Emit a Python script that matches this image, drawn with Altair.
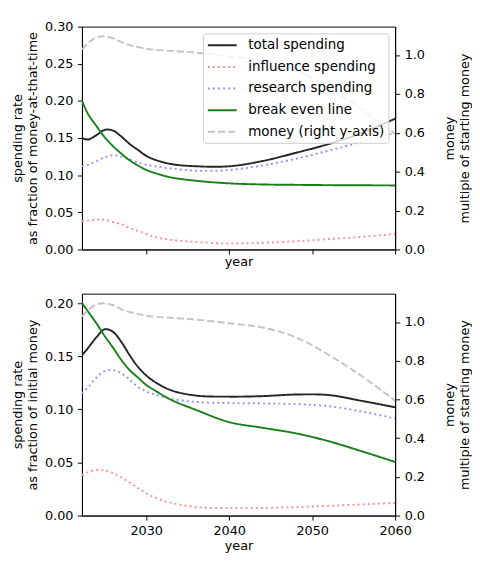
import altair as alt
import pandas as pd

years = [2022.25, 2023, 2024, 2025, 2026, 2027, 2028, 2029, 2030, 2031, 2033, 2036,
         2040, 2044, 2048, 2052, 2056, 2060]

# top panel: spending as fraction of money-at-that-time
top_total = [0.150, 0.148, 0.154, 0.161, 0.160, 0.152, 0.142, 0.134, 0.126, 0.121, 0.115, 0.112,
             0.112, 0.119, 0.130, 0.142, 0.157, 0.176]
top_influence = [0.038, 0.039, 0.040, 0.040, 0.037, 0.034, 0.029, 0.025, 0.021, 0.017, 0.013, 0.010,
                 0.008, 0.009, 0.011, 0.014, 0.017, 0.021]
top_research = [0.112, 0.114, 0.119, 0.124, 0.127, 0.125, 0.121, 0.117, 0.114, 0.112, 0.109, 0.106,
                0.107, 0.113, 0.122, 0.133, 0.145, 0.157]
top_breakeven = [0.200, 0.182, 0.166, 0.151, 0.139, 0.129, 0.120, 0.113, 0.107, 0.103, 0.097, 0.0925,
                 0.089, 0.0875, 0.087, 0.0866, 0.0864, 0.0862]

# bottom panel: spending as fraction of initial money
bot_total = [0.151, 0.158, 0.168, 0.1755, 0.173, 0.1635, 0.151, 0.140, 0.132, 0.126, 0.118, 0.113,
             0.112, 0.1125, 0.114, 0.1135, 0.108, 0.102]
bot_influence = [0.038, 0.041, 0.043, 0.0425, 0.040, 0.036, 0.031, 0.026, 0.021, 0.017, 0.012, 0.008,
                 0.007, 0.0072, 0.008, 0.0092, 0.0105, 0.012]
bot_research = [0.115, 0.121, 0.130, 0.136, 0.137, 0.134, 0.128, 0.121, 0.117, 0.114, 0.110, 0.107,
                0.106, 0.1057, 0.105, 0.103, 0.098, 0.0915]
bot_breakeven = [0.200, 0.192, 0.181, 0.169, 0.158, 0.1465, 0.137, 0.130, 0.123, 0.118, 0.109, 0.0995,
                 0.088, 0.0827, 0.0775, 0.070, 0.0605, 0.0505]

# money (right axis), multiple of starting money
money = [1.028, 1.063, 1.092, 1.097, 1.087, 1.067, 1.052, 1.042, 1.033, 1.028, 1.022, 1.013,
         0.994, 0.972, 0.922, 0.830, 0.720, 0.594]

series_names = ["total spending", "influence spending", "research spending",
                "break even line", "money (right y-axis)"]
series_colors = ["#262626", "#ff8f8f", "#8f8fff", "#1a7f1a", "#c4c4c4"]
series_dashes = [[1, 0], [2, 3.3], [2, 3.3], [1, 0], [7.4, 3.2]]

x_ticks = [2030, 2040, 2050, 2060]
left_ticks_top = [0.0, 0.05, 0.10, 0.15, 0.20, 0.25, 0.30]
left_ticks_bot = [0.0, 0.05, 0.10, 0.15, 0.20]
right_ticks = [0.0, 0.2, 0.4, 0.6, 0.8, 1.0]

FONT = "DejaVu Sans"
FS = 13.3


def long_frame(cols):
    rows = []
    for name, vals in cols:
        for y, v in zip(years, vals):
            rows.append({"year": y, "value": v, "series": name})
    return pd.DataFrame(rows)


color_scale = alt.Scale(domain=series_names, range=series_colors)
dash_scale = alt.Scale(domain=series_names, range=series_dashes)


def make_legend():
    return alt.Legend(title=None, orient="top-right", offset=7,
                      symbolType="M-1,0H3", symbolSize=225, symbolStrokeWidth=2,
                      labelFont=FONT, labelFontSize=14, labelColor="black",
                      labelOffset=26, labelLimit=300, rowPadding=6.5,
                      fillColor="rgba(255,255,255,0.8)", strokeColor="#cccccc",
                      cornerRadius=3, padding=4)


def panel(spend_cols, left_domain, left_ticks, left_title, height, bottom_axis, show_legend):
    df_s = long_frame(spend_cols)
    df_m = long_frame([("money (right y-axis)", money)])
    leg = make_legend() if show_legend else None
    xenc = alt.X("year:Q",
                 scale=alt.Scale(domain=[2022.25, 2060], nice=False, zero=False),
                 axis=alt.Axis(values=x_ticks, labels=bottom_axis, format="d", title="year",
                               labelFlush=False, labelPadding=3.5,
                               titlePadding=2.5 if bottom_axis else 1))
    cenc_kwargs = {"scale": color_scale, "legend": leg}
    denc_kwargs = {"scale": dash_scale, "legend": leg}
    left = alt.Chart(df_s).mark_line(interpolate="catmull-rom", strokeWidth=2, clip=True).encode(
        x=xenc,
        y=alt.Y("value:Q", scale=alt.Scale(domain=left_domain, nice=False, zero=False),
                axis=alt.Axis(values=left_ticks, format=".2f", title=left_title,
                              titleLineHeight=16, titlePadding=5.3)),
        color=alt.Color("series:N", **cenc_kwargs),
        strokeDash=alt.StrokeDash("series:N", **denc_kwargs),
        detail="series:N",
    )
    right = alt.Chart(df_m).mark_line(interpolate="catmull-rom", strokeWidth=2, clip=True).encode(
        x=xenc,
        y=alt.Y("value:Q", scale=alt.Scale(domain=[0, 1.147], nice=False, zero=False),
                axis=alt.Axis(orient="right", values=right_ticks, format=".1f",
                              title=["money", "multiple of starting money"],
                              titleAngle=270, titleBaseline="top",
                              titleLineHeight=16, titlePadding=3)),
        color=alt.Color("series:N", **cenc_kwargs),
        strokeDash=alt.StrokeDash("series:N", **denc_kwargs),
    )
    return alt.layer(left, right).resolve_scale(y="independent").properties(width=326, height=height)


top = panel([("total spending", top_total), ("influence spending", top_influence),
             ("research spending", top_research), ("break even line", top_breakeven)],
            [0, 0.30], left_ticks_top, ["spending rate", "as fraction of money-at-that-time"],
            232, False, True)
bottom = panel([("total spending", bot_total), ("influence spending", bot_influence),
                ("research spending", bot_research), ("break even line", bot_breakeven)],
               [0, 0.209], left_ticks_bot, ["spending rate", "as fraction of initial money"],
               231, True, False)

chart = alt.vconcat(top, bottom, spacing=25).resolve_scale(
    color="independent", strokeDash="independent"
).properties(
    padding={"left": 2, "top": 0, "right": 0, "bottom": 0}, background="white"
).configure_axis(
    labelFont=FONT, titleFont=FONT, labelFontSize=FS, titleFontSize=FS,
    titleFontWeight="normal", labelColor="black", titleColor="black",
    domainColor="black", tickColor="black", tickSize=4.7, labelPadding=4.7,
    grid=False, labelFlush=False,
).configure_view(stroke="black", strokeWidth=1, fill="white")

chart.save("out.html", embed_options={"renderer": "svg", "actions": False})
• • • •
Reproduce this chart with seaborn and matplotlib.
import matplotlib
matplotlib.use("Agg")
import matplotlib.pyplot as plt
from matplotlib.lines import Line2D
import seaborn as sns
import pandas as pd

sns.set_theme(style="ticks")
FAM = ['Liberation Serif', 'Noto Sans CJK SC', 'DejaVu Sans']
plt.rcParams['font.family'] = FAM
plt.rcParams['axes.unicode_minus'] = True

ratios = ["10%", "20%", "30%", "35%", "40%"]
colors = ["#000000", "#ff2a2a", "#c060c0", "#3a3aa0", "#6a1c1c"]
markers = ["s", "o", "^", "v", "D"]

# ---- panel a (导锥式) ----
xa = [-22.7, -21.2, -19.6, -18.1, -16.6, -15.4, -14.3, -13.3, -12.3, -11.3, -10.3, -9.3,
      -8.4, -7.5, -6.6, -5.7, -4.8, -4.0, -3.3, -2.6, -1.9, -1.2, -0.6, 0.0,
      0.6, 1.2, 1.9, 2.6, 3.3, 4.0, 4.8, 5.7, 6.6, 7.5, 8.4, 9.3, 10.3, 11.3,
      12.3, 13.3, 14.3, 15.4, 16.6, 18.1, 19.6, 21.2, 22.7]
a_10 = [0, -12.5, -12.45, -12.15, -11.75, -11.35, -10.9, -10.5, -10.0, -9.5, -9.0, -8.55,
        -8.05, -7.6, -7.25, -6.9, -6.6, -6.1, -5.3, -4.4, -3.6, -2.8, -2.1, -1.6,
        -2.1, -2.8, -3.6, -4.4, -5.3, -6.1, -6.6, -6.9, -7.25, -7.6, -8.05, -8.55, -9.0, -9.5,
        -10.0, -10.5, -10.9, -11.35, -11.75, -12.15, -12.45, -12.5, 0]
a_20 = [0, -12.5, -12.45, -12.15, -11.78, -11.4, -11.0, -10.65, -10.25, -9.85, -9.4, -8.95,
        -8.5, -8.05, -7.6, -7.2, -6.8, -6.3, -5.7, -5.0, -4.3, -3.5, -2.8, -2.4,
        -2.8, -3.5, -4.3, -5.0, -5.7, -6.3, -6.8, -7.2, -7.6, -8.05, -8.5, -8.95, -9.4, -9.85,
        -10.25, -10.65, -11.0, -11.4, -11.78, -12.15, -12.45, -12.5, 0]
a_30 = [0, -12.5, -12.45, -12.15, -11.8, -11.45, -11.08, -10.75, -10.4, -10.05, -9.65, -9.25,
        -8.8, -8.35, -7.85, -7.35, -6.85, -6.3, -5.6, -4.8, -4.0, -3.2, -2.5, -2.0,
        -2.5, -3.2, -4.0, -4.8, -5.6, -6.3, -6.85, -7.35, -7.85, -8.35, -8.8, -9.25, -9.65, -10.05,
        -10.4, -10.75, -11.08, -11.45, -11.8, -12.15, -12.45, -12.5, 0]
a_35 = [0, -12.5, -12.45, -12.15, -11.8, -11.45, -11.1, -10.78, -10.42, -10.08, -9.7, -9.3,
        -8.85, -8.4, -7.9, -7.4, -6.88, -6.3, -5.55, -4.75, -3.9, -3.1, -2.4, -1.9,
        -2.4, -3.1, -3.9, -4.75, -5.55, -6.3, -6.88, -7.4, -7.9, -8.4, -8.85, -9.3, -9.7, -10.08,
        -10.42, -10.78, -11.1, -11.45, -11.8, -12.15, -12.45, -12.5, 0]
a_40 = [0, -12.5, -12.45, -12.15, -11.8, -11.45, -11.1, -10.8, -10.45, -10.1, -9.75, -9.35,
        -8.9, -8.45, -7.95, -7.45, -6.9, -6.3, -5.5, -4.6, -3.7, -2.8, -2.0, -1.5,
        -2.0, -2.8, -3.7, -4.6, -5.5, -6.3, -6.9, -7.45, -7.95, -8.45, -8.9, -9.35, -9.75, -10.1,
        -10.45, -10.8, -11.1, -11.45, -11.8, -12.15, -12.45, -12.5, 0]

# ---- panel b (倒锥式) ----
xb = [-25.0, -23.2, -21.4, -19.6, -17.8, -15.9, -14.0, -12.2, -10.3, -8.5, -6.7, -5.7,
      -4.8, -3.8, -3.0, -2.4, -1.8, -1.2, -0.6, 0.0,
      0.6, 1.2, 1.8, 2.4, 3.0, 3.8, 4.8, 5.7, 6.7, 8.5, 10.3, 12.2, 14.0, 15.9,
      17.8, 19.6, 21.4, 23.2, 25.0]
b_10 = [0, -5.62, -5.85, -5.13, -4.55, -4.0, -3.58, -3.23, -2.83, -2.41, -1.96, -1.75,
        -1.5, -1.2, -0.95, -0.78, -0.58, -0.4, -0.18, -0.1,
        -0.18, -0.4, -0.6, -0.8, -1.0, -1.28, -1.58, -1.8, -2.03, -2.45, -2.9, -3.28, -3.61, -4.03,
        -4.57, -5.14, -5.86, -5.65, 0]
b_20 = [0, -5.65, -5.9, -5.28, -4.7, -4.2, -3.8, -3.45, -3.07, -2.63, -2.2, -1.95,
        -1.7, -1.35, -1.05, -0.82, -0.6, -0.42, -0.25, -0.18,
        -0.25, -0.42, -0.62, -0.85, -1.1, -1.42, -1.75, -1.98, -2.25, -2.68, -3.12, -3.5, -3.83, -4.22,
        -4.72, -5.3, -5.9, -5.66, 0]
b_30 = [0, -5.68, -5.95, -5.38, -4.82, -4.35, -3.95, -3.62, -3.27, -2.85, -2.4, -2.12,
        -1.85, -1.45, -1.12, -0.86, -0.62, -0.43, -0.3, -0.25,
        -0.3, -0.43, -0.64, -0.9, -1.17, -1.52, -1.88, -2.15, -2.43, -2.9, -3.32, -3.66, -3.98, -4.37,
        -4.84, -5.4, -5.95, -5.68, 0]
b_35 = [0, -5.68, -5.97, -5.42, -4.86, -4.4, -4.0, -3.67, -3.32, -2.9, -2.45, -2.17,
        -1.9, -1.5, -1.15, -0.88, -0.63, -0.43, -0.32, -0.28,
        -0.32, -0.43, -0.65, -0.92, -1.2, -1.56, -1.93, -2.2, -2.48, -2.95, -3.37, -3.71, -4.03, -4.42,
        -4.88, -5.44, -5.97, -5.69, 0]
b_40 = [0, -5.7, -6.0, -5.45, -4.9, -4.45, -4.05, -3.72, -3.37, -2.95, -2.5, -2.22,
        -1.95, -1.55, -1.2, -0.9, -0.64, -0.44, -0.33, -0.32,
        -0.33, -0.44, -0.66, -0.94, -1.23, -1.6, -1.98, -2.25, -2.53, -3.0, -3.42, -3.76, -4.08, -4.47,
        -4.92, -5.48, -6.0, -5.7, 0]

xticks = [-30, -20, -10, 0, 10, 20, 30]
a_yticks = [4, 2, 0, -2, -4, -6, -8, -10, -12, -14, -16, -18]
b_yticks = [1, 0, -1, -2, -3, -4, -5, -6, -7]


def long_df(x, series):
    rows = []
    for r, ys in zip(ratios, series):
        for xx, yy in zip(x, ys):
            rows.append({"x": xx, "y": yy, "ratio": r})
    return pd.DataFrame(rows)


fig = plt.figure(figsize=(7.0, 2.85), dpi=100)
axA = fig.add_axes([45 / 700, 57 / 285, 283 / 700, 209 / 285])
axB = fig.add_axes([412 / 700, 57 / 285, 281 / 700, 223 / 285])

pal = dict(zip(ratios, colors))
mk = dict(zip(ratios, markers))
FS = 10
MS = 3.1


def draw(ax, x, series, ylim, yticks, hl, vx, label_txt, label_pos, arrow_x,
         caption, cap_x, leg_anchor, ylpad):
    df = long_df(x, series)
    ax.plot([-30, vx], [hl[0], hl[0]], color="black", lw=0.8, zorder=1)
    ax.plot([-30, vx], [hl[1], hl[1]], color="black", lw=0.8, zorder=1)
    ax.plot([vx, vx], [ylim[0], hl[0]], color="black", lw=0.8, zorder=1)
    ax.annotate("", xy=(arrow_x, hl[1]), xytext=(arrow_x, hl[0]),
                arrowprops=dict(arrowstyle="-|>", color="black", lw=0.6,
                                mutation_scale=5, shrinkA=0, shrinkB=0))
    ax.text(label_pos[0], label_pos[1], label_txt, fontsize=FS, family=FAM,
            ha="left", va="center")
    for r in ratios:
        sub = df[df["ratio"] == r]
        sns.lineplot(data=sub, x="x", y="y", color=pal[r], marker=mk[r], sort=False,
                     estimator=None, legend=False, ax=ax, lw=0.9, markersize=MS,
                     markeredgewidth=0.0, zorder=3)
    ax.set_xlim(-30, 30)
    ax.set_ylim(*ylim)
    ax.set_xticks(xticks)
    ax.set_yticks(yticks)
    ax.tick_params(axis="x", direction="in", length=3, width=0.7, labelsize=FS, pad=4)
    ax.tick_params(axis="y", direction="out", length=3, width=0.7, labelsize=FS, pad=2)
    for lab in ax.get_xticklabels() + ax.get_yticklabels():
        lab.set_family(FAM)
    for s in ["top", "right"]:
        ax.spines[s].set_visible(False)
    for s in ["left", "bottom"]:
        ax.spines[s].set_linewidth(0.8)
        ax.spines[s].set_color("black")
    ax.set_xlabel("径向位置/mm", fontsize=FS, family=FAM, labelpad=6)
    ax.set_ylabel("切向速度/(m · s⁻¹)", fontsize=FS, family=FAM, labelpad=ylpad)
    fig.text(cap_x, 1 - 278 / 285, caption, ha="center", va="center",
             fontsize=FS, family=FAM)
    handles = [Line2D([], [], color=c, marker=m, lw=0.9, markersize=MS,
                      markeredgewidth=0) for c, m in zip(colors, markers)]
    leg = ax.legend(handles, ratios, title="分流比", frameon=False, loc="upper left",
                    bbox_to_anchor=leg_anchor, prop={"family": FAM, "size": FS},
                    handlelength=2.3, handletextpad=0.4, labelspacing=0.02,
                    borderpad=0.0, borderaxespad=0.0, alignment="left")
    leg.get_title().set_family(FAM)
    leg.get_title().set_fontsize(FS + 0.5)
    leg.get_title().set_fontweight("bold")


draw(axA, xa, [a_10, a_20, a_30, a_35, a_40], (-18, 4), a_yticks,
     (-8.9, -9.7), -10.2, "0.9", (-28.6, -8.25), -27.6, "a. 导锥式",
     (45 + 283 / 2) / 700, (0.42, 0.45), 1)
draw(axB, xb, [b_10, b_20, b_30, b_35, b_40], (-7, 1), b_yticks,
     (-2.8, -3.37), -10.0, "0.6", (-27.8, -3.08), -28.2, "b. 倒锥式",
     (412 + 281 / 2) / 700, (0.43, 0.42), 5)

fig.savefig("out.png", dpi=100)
• • • •
**WHAT TO DO**
Above this task is a listing with pictures in it. Retype only the lines from the one containing "Emit a Python" through the one containing "2040, 2044, 2048, 2052, 2056, 2060]", both included, and not the pictures.

**FULL RESPONSE**
Emit a Python script that matches this image, drawn with Altair.
import altair as alt
import pandas as pd

years = [2022.25, 2023, 2024, 2025, 2026, 2027, 2028, 2029, 2030, 2031, 2033, 2036,
         2040, 2044, 2048, 2052, 2056, 2060]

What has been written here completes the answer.